● GIVEN REQUEST:
Copy nothing but the stretch that opens with the line containing "Give me the matplotlib source for this chart." and closes with the line containing "y_ticks = [i / 10 for i in range(0, 11)]". Keep pictures out.

● MATERIAL:
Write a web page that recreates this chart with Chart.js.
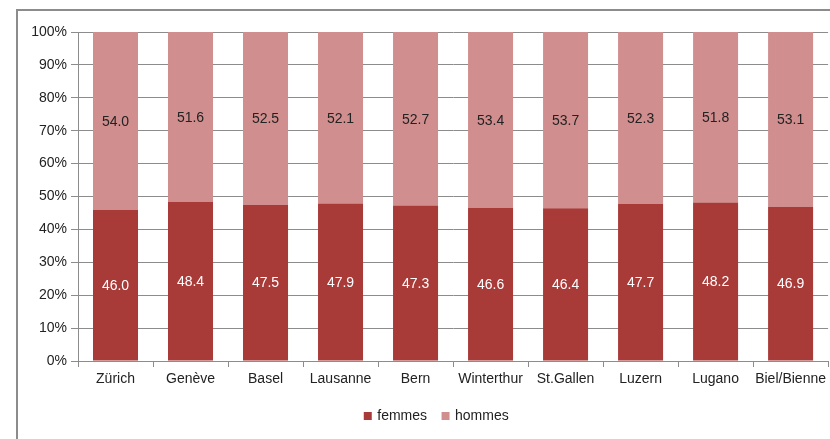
<!DOCTYPE html>
<html>
<head>
<meta charset="utf-8">
<script src="https://cdn.jsdelivr.net/npm/chart.js@4/dist/chart.umd.min.js"></script>
<style>
  body { margin: 0; background: #fff; }
  #wrap { position: relative; width: 830px; height: 439px; overflow: hidden; }
  #frame { position: absolute; left: 16px; top: 9px; width: 900px; height: 500px; border: 2px solid #8c8c8c; box-sizing: border-box; }
  canvas { position: absolute; left: 0; top: 0; }
</style>
</head>
<body>
<div id="wrap">
  <div id="frame"></div>
  <canvas id="c" width="830" height="439"></canvas>
</div>
<script>
const cities = ['Zürich', 'Genève', 'Basel', 'Lausanne', 'Bern', 'Winterthur', 'St.Gallen', 'Luzern', 'Lugano', 'Biel/Bienne'];
const femmes = [46.0, 48.4, 47.5, 47.9, 47.3, 46.6, 46.4, 47.7, 48.2, 46.9];
const hommes = [54.0, 51.6, 52.5, 52.1, 52.7, 53.4, 53.7, 52.3, 51.8, 53.1];

const FONT = 'Liberation Sans, Arial, sans-serif';

// writes the value in the middle of each bar segment
const segmentLabels = {
  id: 'segmentLabels',
  afterDatasetsDraw(chart) {
    const ctx = chart.ctx;
    ctx.save();
    ctx.font = '14px ' + FONT;
    ctx.textAlign = 'center';
    ctx.textBaseline = 'middle';
    chart.data.datasets.forEach((ds, i) => {
      chart.getDatasetMeta(i).data.forEach((bar, j) => {
        const p = bar.getProps(['x', 'y', 'base'], true);
        ctx.fillStyle = ds.labelColor;
        ctx.fillText(ds.data[j].toFixed(1), p.x, (p.y + p.base) / 2 + 1);
      });
    });
    ctx.restore();
  }
};

// legend sits a bit right of the canvas centre in the original
const legendShift = {
  id: 'legendShift',
  afterLayout(chart) {
    chart.legend.left += 13;
    chart.legend.right += 13;
  }
};

new Chart(document.getElementById('c'), {
  type: 'bar',
  data: {
    labels: cities,
    datasets: [
      { label: 'femmes', data: femmes, backgroundColor: '#a83a38', labelColor: '#ffffff', borderWidth: 0 },
      { label: 'hommes', data: hommes, backgroundColor: '#d18e8e', labelColor: '#222222', borderWidth: 0 }
    ]
  },
  options: {
    responsive: false,
    animation: false,
    devicePixelRatio: 1,
    barPercentage: 0.6,
    categoryPercentage: 1,
    layout: { padding: { left: 18, top: 32, right: 0, bottom: 6 } },
    scales: {
      x: {
        stacked: true,
        afterFit(s) { s.height = 32; },
        grid: { drawOnChartArea: false, drawTicks: true, tickLength: 6, color: '#8c8c8c' },
        border: { color: '#8c8c8c' },
        ticks: { color: '#222', font: { family: FONT, size: 14 }, padding: 4, maxRotation: 0 }
      },
      y: {
        stacked: true,
        min: 0,
        max: 100,
        afterFit(s) { s.width = 60; },
        grid: { color: '#8c8c8c', tickLength: 7 },
        border: { color: '#8c8c8c' },
        ticks: { stepSize: 10, color: '#222', font: { family: FONT, size: 14 }, padding: 4, callback: v => v + '%' }
      }
    },
    plugins: {
      tooltip: { enabled: false },
      legend: {
        position: 'bottom',
        labels: {
          color: '#222', font: { family: FONT, size: 14 },
          usePointStyle: true, pointStyle: 'rect', boxWidth: 5, boxHeight: 8, padding: 16
        }
      }
    }
  },
  plugins: [segmentLabels, legendShift]
});
</script>
</body>
</html>
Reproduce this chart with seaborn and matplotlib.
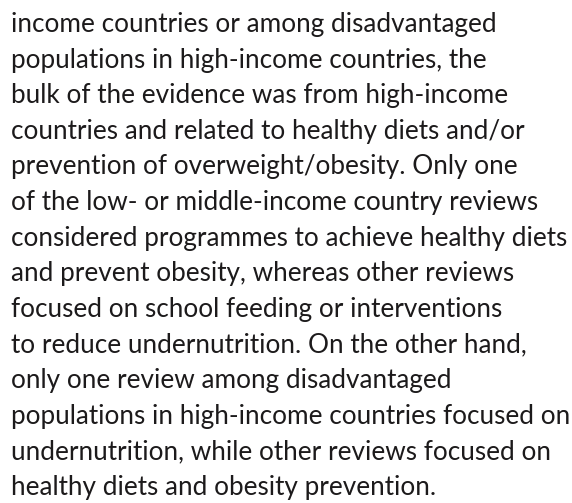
import matplotlib
matplotlib.use("Agg")
import matplotlib.pyplot as plt
import seaborn as sns

lines = [
    "income countries or among disadvantaged",
    "populations in high-income countries, the",
    "bulk of the evidence was from high-income",
    "countries and related to healthy diets and/or",
    "prevention of overweight/obesity. Only one",
    "of the low- or middle-income country reviews",
    "considered programmes to achieve healthy diets",
    "and prevent obesity, whereas other reviews",
    "focused on school feeding or interventions",
    "to reduce undernutrition. On the other hand,",
    "only one review among disadvantaged",
    "populations in high-income countries focused on",
    "undernutrition, while other reviews focused on",
    "healthy diets and obesity prevention.",
]

sns.set_theme(style="white")
plt.rcParams['font.family'] = ['Lato', 'DejaVu Sans']

W, H, DPI = 572, 503, 100
fig = plt.figure(figsize=(W / DPI, H / DPI), dpi=DPI)
fig.patch.set_facecolor("white")

left_px = 11
first_base = 32
step = 35.6
target_right = 567

fs = 18
texts = []
for i, s in enumerate(lines):
    y = H - (first_base + i * step)
    t = fig.text(left_px / W, y / H, s, fontsize=fs, color="#1c1a1b",
                 ha="left", va="baseline")
    texts.append(t)

fig.canvas.draw()
r = fig.canvas.get_renderer()
maxw = max(t.get_window_extent(r).width for t in texts)
scale = (target_right - left_px) / maxw
for t in texts:
    t.set_fontsize(fs * scale)

fig.savefig("out.png", dpi=DPI, facecolor="white")
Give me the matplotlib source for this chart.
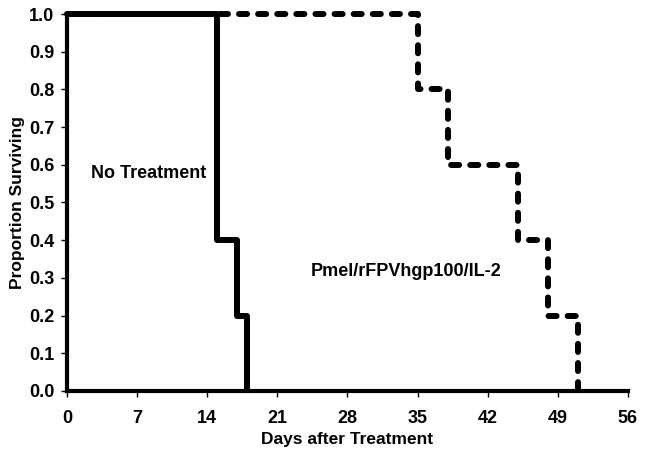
import matplotlib
matplotlib.use('Agg')
from matplotlib import pyplot as plt

plt.rcParams['font.family'] = ['Liberation Sans', 'DejaVu Sans']
plt.rcParams['font.weight'] = 'bold'

# survival step data
no_treat_days = [0, 15, 17, 18]
no_treat_surv = [1.0, 0.4, 0.2, 0.0]
pmel_days = [0, 35, 38, 45, 48, 51]
pmel_surv = [1.0, 0.8, 0.6, 0.4, 0.2, 0.0]

x_ticks = list(range(0, 57, 7))
y_ticks = [i / 10 for i in range(0, 11)]

fig = plt.figure(figsize=(6.48, 4.54), dpi=100)
ax = fig.add_axes([0.1034, 0.139, 0.8656, 0.830])

ax.step(no_treat_days, no_treat_surv, where='post', color='black', lw=4.3,
        solid_capstyle='butt', clip_on=False, zorder=3)
ax.step(pmel_days, pmel_surv, where='post', color='black', lw=4.3,
        linestyle=(0, (1.35, 1.85)), dash_capstyle='round', clip_on=False, zorder=3)

ax.text(2.4, 0.578, 'No Treatment', fontsize=13, fontweight='bold', va='center')
ax.text(24.3, 0.316, 'Pmel/rFPVhgp100/IL-2', fontsize=13, fontweight='bold', va='center')

ax.set_xlim(0, 56)
ax.set_ylim(0, 1.0)
ax.set_xticks(x_ticks)
ax.set_yticks(y_ticks)
ax.set_yticklabels(['%.1f' % v for v in y_ticks])
ax.tick_params(direction='out', length=4, width=1, labelsize=13)
ax.tick_params(axis='x', pad=10)
ax.tick_params(axis='y', pad=5)
for lab in ax.get_xticklabels() + ax.get_yticklabels():
    lab.set_fontweight('bold')

for side in ['top', 'right']:
    ax.spines[side].set_visible(False)
for side in ['left', 'bottom']:
    ax.spines[side].set_linewidth(3)

ax.set_xlabel('Days after Treatment', fontsize=12.5, fontweight='bold', labelpad=3)
ax.set_ylabel('Proportion Surviving', fontsize=12.5, fontweight='bold', labelpad=3)

fig.savefig('out.png', dpi=100)
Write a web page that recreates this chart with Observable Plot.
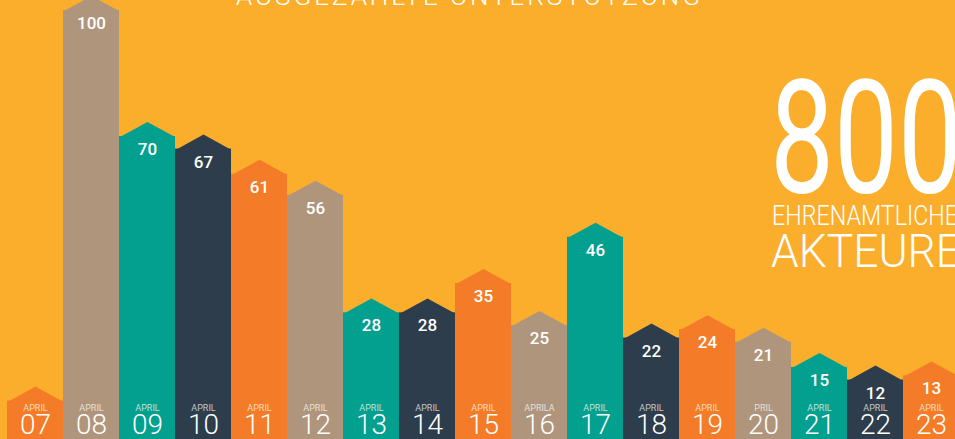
<!DOCTYPE html>
<html>
<head>
<meta charset="utf-8">
<script src="https://cdn.jsdelivr.net/npm/d3@7"></script>
<script src="https://cdn.jsdelivr.net/npm/@observablehq/plot@0.6"></script>
<style>
  html, body { margin: 0; padding: 0; background: #FBAE2B; }
  #wrap { position: relative; width: 955px; height: 439px; overflow: hidden; background: #FBAE2B; }
  #wrap svg { position: absolute; left: 0; top: 0; }
</style>
</head>
<body>
<div id="wrap"></div>
<script>
// ---- data ----
const days = ["07","08","09","10","11","12","13","14","15","16","17","18","19","20","21","22","23"];
const months = ["APRIL","APRIL","APRIL","APRIL","APRIL","APRIL","APRIL","APRIL","APRIL","APRILA","APRIL","APRIL","APRIL","PRIL","APRIL","APRIL","APRIL"];
const values = [7, 100, 70, 67, 61, 56, 28, 28, 35, 25, 46, 22, 24, 21, 15, 12, 13];
const valueLabels = [null, "100", "70", "67", "61", "56", "28", "28", "35", "25", "46", "22", "24", "21", "15", "12", "13"];
const palette = ["#F47B27", "#AF957C", "#03A08F", "#2D3D4B"];

const title = "AUSGEZAHLTE UNTERSTÜTZUNG";
const bigNumber = "800";
const bigLine1 = "EHRENAMTLICHE";
const bigLine2 = "AKTEURE";

const data = days.map((d, i) => ({day: d, month: months[i], value: values[i], label: valueLabels[i], color: palette[i % 4]}));

const W = 955, H = 439;
const xRange = [7, 959];
const bandW = (xRange[1] - xRange[0]) / days.length;
const roofH = 14.5;
const roof = {
  draw(ctx) {
    ctx.moveTo(-bandW / 2, 0.8);
    ctx.lineTo(0, -roofH);
    ctx.lineTo(bandW / 2, 0.8);
    ctx.closePath();
  }
};

const chart = Plot.plot({
  width: W,
  height: H,
  margin: 0,
  style: {background: "transparent", overflow: "hidden"},
  x: {type: "band", domain: days, range: xRange, padding: 0, axis: null},
  y: {domain: [0, 100], range: [430, 10], axis: null},
  color: {type: "identity"},
  marks: [
    Plot.barY(data, {x: "day", y1: -5, y2: "value", fill: "color", inset: 0}),
    Plot.dot(data, {x: "day", y: "value", symbol: roof, fill: "color", r: 5, stroke: "none"}),
    Plot.text(data, {x: "day", y: "value", text: "label", dy: 13, lineAnchor: "middle", fill: "white",
      fontSize: 17, fontWeight: 500, fontFamily: "Roboto", ariaLabel: "value-label"}),
    Plot.text(data, {x: "day", text: "month", frameAnchor: "bottom", dy: -28.5, lineAnchor: "bottom",
      fill: "white", fillOpacity: 0.72, fontSize: 9, fontFamily: "Roboto", ariaLabel: "month-label"}),
    Plot.text(data, {x: "day", text: "day", frameAnchor: "bottom", dy: -6, lineAnchor: "bottom",
      fill: "white", fontSize: 28, fontWeight: 300, fontFamily: "Roboto", ariaLabel: "day-label"})
  ]
});

const wrap = document.getElementById("wrap");
wrap.appendChild(chart);

function condense(sel, factor) {
  sel.each(function() {
    const len = this.getComputedTextLength();
    this.setAttribute("textLength", (len * factor).toFixed(2));
    this.setAttribute("lengthAdjust", "spacingAndGlyphs");
  });
}
condense(d3.select(chart).selectAll('g[aria-label="day-label"] text'), 0.8);
condense(d3.select(chart).selectAll('g[aria-label="value-label"] text'), 0.9);
condense(d3.select(chart).selectAll('g[aria-label="month-label"] text'), 0.85);

// ---- overlay text ----
const ov = d3.select(wrap).append("svg").attr("width", W).attr("height", H)
  .style("font-family", "Roboto").style("pointer-events", "none");

ov.append("text").text(title)
  .attr("x", 236).attr("y", 5)
  .attr("fill", "white").attr("font-size", 26).attr("font-weight", 300)
  .attr("textLength", 464).attr("lengthAdjust", "spacing");

ov.append("text").text(bigNumber)
  .attr("x", 770).attr("y", 192)
  .attr("fill", "white").attr("font-size", 158).attr("font-weight", 400)
  .attr("textLength", 192).attr("lengthAdjust", "spacingAndGlyphs");

ov.append("text").text(bigLine1)
  .attr("x", 772).attr("y", 225)
  .attr("fill", "white").attr("font-size", 27).attr("font-weight", 300)
  .attr("textLength", 186).attr("lengthAdjust", "spacingAndGlyphs");

ov.append("text").text(bigLine2)
  .attr("x", 771).attr("y", 267)
  .attr("fill", "white").attr("font-size", 47).attr("font-weight", 300)
  .attr("textLength", 190).attr("lengthAdjust", "spacingAndGlyphs");
</script>
</body>
</html>
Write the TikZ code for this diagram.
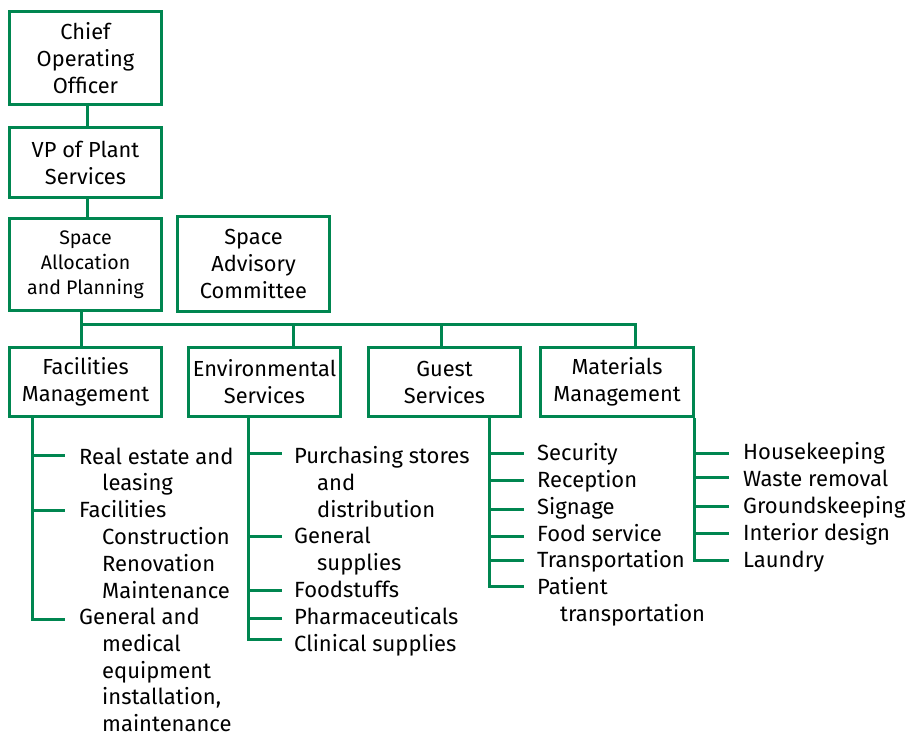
\documentclass[tikz,border=0pt]{standalone}
\usepackage{fontspec}
\setmainfont{Fira Sans}
\definecolor{grn}{RGB}{0,134,80}
\newcommand\ind{\hspace*{23pt}}
\begin{document}
\begin{tikzpicture}[x=1pt,y=-1pt,
  box/.style={draw=grn, line width=3pt, minimum width=152pt, align=center, inner sep=0pt, font=\fontsize{21.8}{27}\selectfont},
  leaf/.style={anchor=base west, inner sep=0pt, font=\fontsize{22}{26.8}\selectfont},
  conn/.style={draw=grn, line width=3pt}]
\useasboundingbox (0,0) rectangle (907,735);
% boxes
\node[box, minimum height=93pt] (coo) at (85.5,58) {Chief\\Operating\\Officer};
\node[box, minimum height=70pt] (vp) at (85.5,162.5) {VP of Plant\\Services};
\node[box, minimum height=92pt, font=\fontsize{19.6}{25}\selectfont] (sap) at (85.5,264.5) {Space\\Allocation\\and Planning};
\node[box, minimum height=95pt] (sac) at (253.5,264) {Space\\Advisory\\Committee};
\node[box, minimum height=69pt] (fm) at (85.5,382) {Facilities\\Management};
\node[box, minimum height=69pt] (es) at (264.5,382) {Environmental\\Services};
\node[box, minimum height=69pt] (gs) at (444.5,382) {Guest\\Services};
\node[box, minimum height=69pt, minimum width=153pt] (mm) at (617,382) {Materials\\Management};
% top connectors
\draw[conn] ([xshift=1.5pt]coo.south) -- ([xshift=1.5pt]vp.north);
\draw[conn] ([xshift=1.5pt]vp.south) -- ([xshift=1.5pt]sap.north);
\draw[conn] ([xshift=-4.5pt]sap.south) -- ([xshift=-4.5pt]fm.north);
\coordinate (busL) at (81,324);
\draw[conn] (busL) -| ([xshift=18pt]mm.north);
\coordinate (esd) at ([xshift=28.5pt]es.north);
\coordinate (gsd) at ([xshift=-3.5pt]gs.north);
\draw[conn] (esd) -- (esd |- busL);
\draw[conn] (gsd) -- (gsd |- busL);
% Facilities list
\node[leaf] (fa) at (79,464) {\vtop{\hbox{Real estate and}\hbox{\ind leasing}}};
\node[leaf] (fb) at (79,517.6) {\vtop{\hbox{Facilities}\hbox{\ind Construction}\hbox{\ind Renovation}\hbox{\ind Maintenance}}};
\node[leaf] (fc) at (79,624.5) {\vtop{\hbox{General and}\hbox{\ind medical}\hbox{\ind equipment}\hbox{\ind installation,}\hbox{\ind maintenance}}};
\coordinate (fv) at ([xshift=-53.5pt]fm.south);
\coordinate (ft1) at (65,455);
\coordinate (ft2) at (65,510);
\coordinate (ft3) at (65,619);
\draw[conn] (fv) |- (ft3);
\foreach \n in {1,2} \draw[conn] (ft\n -| fv) -- (ft\n);
% Environmental list
\node[leaf] (ea) at (294,463.5) {\vtop{\hbox{Purchasing stores}\hbox{\ind and}\hbox{\ind distribution}}};
\node[leaf] (eb) at (294,543.9) {\vtop{\hbox{General}\hbox{\ind supplies}}};
\node[leaf] (ec) at (294,597.5) {Foodstuffs};
\node[leaf] (ed) at (294,624.3) {Pharmaceuticals};
\node[leaf] (ee) at (294,651.1) {Clinical supplies};
\coordinate (ev) at ([xshift=-16.5pt]es.south);
\coordinate (et1) at (282,453);
\coordinate (et2) at (282,536);
\coordinate (et3) at (282,590);
\coordinate (et4) at (282,618);
\coordinate (et5) at (282,639);
\draw[conn] (ev) |- (et5);
\foreach \n in {1,...,4} \draw[conn] (et\n -| ev) -- (et\n);
% Guest list
\node[leaf] (ga) at (537,460.5) {Security};
\node[leaf] (gb) at (537,487.5) {Reception};
\node[leaf] (gc) at (537,514) {Signage};
\node[leaf] (gd) at (537,541) {Food service};
\node[leaf] (ge) at (537,567.5) {Transportation};
\node[leaf] (gf) at (537,594.5) {\vtop{\hbox{Patient}\hbox{\ind transportation}}};
\coordinate (gv) at ([xshift=45pt]gs.south);
\coordinate (gt1) at (524,453);
\coordinate (gt2) at (524,480);
\coordinate (gt3) at (524,509);
\coordinate (gt4) at (524,536);
\coordinate (gt5) at (524,560);
\coordinate (gt6) at (524,586);
\draw[conn] (gv) |- (gt6);
\foreach \n in {1,...,5} \draw[conn] (gt\n -| gv) -- (gt\n);
% Materials list
\node[leaf] (ma) at (743,459.5) {Housekeeping};
\node[leaf] (mb) at (743,486) {Waste removal};
\node[leaf] (mc) at (743,513) {Groundskeeping};
\node[leaf] (md) at (743,540) {Interior design};
\node[leaf] (me) at (743,567) {Laundry};
\coordinate (mv) at ([xshift=77pt]mm.south);
\coordinate (mt1) at (729,453);
\coordinate (mt2) at (729,477);
\coordinate (mt3) at (729,506);
\coordinate (mt4) at (729,533);
\coordinate (mt5) at (729,560);
\draw[conn] (mv) |- (mt5);
\foreach \n in {1,...,4} \draw[conn] (mt\n -| mv) -- (mt\n);
\end{tikzpicture}
\end{document}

● RESPONSE BELOW:
Give me the matplotlib source for this chart.
import matplotlib
matplotlib.use('Agg')
from matplotlib import pyplot as plt

plt.rcParams['font.family'] = ['Liberation Sans', 'DejaVu Sans']
plt.rcParams['font.weight'] = 'bold'

# survival step data
no_treat_days = [0, 15, 17, 18]
no_treat_surv = [1.0, 0.4, 0.2, 0.0]
pmel_days = [0, 35, 38, 45, 48, 51]
pmel_surv = [1.0, 0.8, 0.6, 0.4, 0.2, 0.0]

x_ticks = list(range(0, 57, 7))
y_ticks = [i / 10 for i in range(0, 11)]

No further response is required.